M’en fiche. Obama peut quitter Michelle pour Beyoncé ou Poutine envahir le Bhoutan, je veux pas le savoir. Je n’ai qu’une envie, que le monde s’arrête une minute, le temps de me laisser descendre. Je rêve d’une retraite fermée dans une suite cinq étoiles de l’abbaye de Saint-Benoît-du-pus-capable. Toute seule, au soleil et dans le silence le plus complet. Avec service aux chambres, massages sur ma terrasse privée et framboises au petit-déjeuner.

Mais comme je n’ai ni la fortune ni la vie de Paris Hilton, ça n’arrivera pas. Alors place au fantasme de deuxième catégorie : 48 heures sans obligations, sans radio, sans télé, sans musique, sans journaux. Deux jours à dessiner et à faire des confitures, à souper d’une pomme et de chocolat noir, à passer la soirée au lit avec Henning Mankell en faisant des miettes de chips ou de biscuits dans les draps, avant d’éteindre à 20 h 30. Ou à 3 h du matin.

Mais ça non plus, 48 heures « pas de cadran pas de capote », comme le chante Richard Desjardins, ça n’entre pas dans l’horaire d’une travailleuse-citoyenne-conjointe-maman-maîtresse-de-maison. Trois heures, alors ? Ça doit se faire, trois heures ? On connaît le slow food, le slow travel, pourquoi pas la quick vacation ? Yes.

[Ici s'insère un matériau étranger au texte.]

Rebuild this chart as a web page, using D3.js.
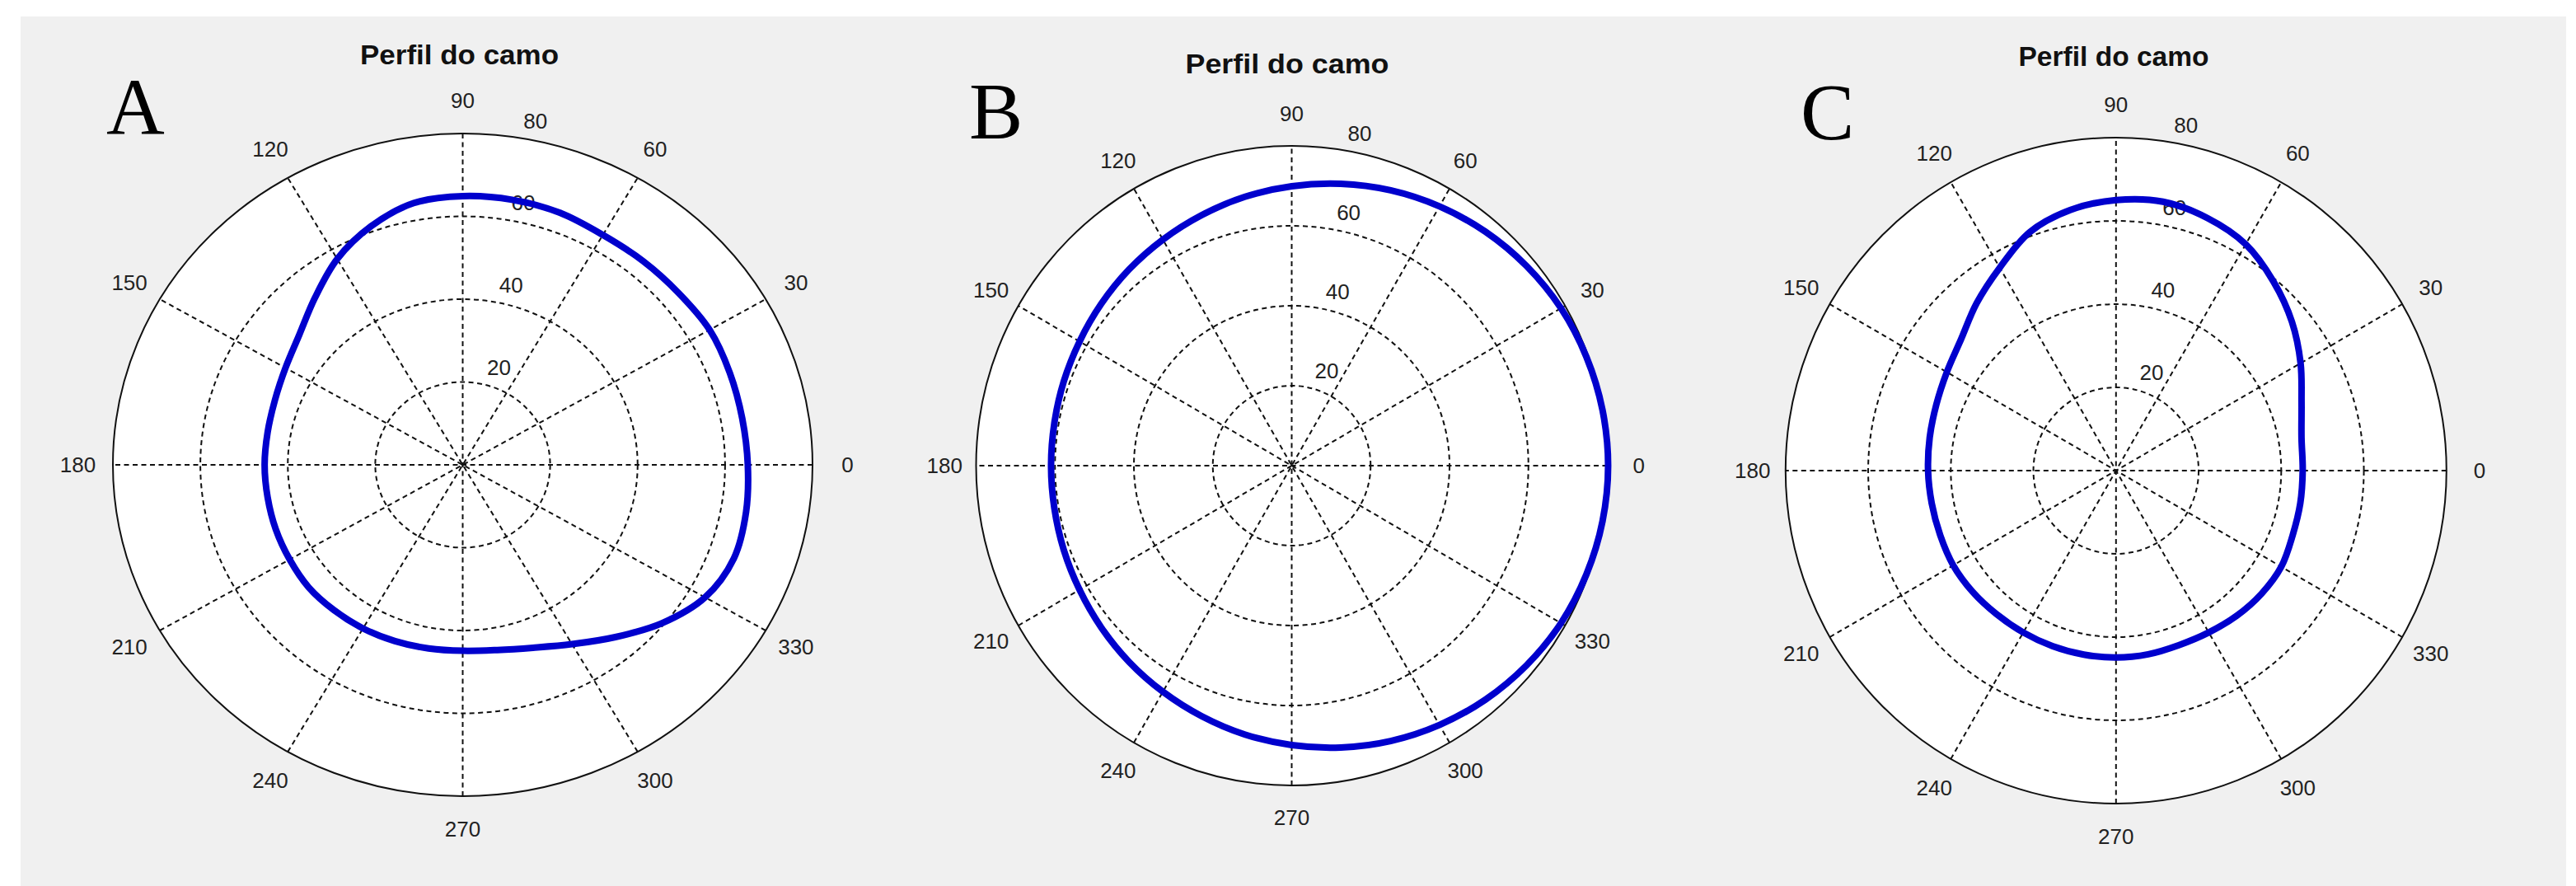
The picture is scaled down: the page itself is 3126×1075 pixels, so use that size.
<!DOCTYPE html>
<html><head><meta charset="utf-8">
<script src="https://cdn.jsdelivr.net/npm/d3@7"></script>
<style>body{margin:0;background:#fff;} svg{display:block}</style>
</head><body>
<svg id="chart" width="3126" height="1075"></svg>
<script>
// ---- data ----
const angles = [0,10,20,30,40,50,60,70,80,90,100,110,120,130,140,150,160,170,
                180,190,200,210,220,230,240,250,260,270,280,290,300,310,320,330,340,350];
const rhoA = [65.2,64.9,65.0,65.2,64.5,64.2,64.1,64.8,65.0,64.9,64.2,61.3,57.4,52.6,48.8,46.8,45.7,45.3,
              45.3,45.3,45.5,45.7,46.0,45.8,45.6,45.3,45.0,44.9,45.4,47.0,50.0,54.3,59.5,64.0,66.0,65.8];
const rhoB = [80.2,80.0,79.5,78.8,77.7,76.4,74.9,73.3,71.6,69.9,68.3,66.7,65.3,64.1,63.0,62.1,61.5,61.1,
              61.0,61.1,61.5,62.1,63.0,64.1,65.3,66.7,68.3,69.9,71.6,73.3,74.9,76.4,77.7,78.8,79.5,80.0];
const rhoC = [45.2,45.6,47.8,51.6,55.6,59.3,62.8,64.6,65.6,65.0,63.6,61.0,56.3,52.5,49.0,47.3,46.3,45.8,
              45.5,45.3,45.3,45.5,45.3,45.0,44.9,44.9,44.9,44.9,44.8,44.6,44.9,45.5,46.0,46.2,45.5,45.3];
const ringTicks = [20,40,60];
const rMax = 80;
const spokeLabels = [0,30,60,90,120,150,180,210,240,270,300,330];
const panelLetters = ["A","B","C"];
const titleText = "Perfil do camo";

// ---- layout ----
const panels = [
  {letter:panelLetters[0], rho:rhoA, cx:561.5, cy:564, rx:424.5, ry:402, tx:557.5, ty:78, tw:241, lx:129, ly:162},
  {letter:panelLetters[1], rho:rhoB, cx:1567.5, cy:565, rx:383, ry:388, tx:1562, ty:89, tw:247, lx:1176, ly:168},
  {letter:panelLetters[2], rho:rhoC, cx:2567.8, cy:571, rx:401, ry:404, tx:2565, ty:80, tw:231, lx:2185, ly:169}
];

const svg = d3.select("#chart");
svg.append("rect").attr("width",3126).attr("height",1075).attr("fill","#ffffff");
svg.append("rect").attr("x",25).attr("y",20).attr("width",3089).attr("height",1055).attr("fill","#f0f0f0");

const rad = d => d*Math.PI/180;
const gridStyle = s => s.attr("stroke","#111").attr("stroke-width",2).attr("stroke-dasharray","6,4.5").attr("fill","none");
const FONT = "'Liberation Sans', Arial, Helvetica, sans-serif";

panels.forEach(p => {
  const sx = d3.scaleLinear().domain([0,rMax]).range([0,p.rx]);
  const sy = d3.scaleLinear().domain([0,rMax]).range([0,p.ry]);
  const X = (r,a) => p.cx + sx(r)*Math.cos(rad(a));
  const Y = (r,a) => p.cy - sy(r)*Math.sin(rad(a));
  const g = svg.append("g");

  // white disc
  g.append("ellipse").attr("cx",p.cx).attr("cy",p.cy).attr("rx",sx(rMax)).attr("ry",sy(rMax))
    .attr("fill","#ffffff");

  // rings
  g.selectAll(".ring").data(ringTicks).join("ellipse")
    .attr("cx",p.cx).attr("cy",p.cy).attr("rx",d=>sx(d)).attr("ry",d=>sy(d)).call(gridStyle);

  // spokes
  g.selectAll(".spoke").data([30,60,90,120,150,180]).join("line")
    .attr("x1",d=>X(rMax,d+180)).attr("y1",d=>Y(rMax,d+180))
    .attr("x2",d=>X(rMax,d)).attr("y2",d=>Y(rMax,d)).call(gridStyle);

  // outer circle
  g.append("ellipse").attr("cx",p.cx).attr("cy",p.cy).attr("rx",sx(rMax)).attr("ry",sy(rMax))
    .attr("fill","none").attr("stroke","#111").attr("stroke-width",2);

  // rho labels (at 82 degrees)
  g.selectAll(".rl").data(ringTicks.concat([rMax])).join("text")
    .attr("x",d=>X(d+1,82)+14).attr("y",d=>Y(d+1,82)-5)
    .attr("font-family",FONT).attr("font-size",26).attr("fill","#222")
    .text(d=>d);

  // spoke labels
  g.selectAll(".sl").data(spokeLabels).join("text")
    .attr("x",d=>X(1.1*rMax,d)).attr("y",d=>Y(1.1*rMax,d))
    .attr("text-anchor","middle").attr("dominant-baseline","central")
    .attr("font-family",FONT).attr("font-size",26).attr("fill","#222")
    .text(d=>d);

  // profile curve
  const pts = angles.map((a,i)=>({a:a, r:p.rho[i]}));
  const line = d3.line().x(d=>X(d.r,d.a)).y(d=>Y(d.r,d.a)).curve(d3.curveCatmullRomClosed.alpha(0.5));
  g.append("path").attr("d",line(pts)).attr("fill","none")
    .attr("stroke","#0000cd").attr("stroke-width",8).attr("stroke-linejoin","round");

  // title
  g.append("text").attr("x",p.tx).attr("y",p.ty).attr("text-anchor","middle")
    .attr("font-family",FONT).attr("font-weight","bold").attr("font-size",32.5)
    .attr("textLength",p.tw).attr("lengthAdjust","spacingAndGlyphs").attr("fill","#111")
    .text(titleText);

  // panel letter
  g.append("text").attr("x",p.lx).attr("y",p.ly)
    .attr("font-family","'Liberation Serif','Times New Roman',serif").attr("font-size",98).attr("fill","#000")
    .text(p.letter);
});
</script>
</body></html>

Quand même raisonnable, je planifie mon évasion pour que personne ne se couche sans manger ou me cherche dans tous les hôpitaux. Ensuite, je me pousse le temps d’une soirée ou d’un après-midi. But de l’exercice : éteindre ma tête, m’instiller un sentiment de liberté. Tout devient possible. Se perdre dans un quartier inconnu. Entrer dans un cinéma trois minutes avant le début d’un film qu’on ne pensait pas avoir envie de voir. Fureter une demi-heure dans une boutique qui vend du matériel d’ébénisterie, histoire de découvrir un nouvel univers. Ou alors, comme le prescrivait Julia Cameron (auteure de The Artist’s Way, Penguin Books, 1992), inviter son artiste intérieur (tout le monde en a un !) à une grande sortie.

L’emmener au Dollarama pour flamber 10 dollars en bidules à utiliser dans un bricolage. Armé de son téléphone intelligent, l’envoyer en safari photo dans le quartier avec un mandat précis : 12 clichés de nature. Ou d’objets communs pris sous un angle inédit. De détails d’architecture que personne ne voit jamais. Ça marche à tous les coups. J’oublie tout. À mon retour, on dirait qu’il fait (un peu) plus chaud sur ma terrasse. J’allume la radio. Ça va mieux. Prête pour le mois de mai.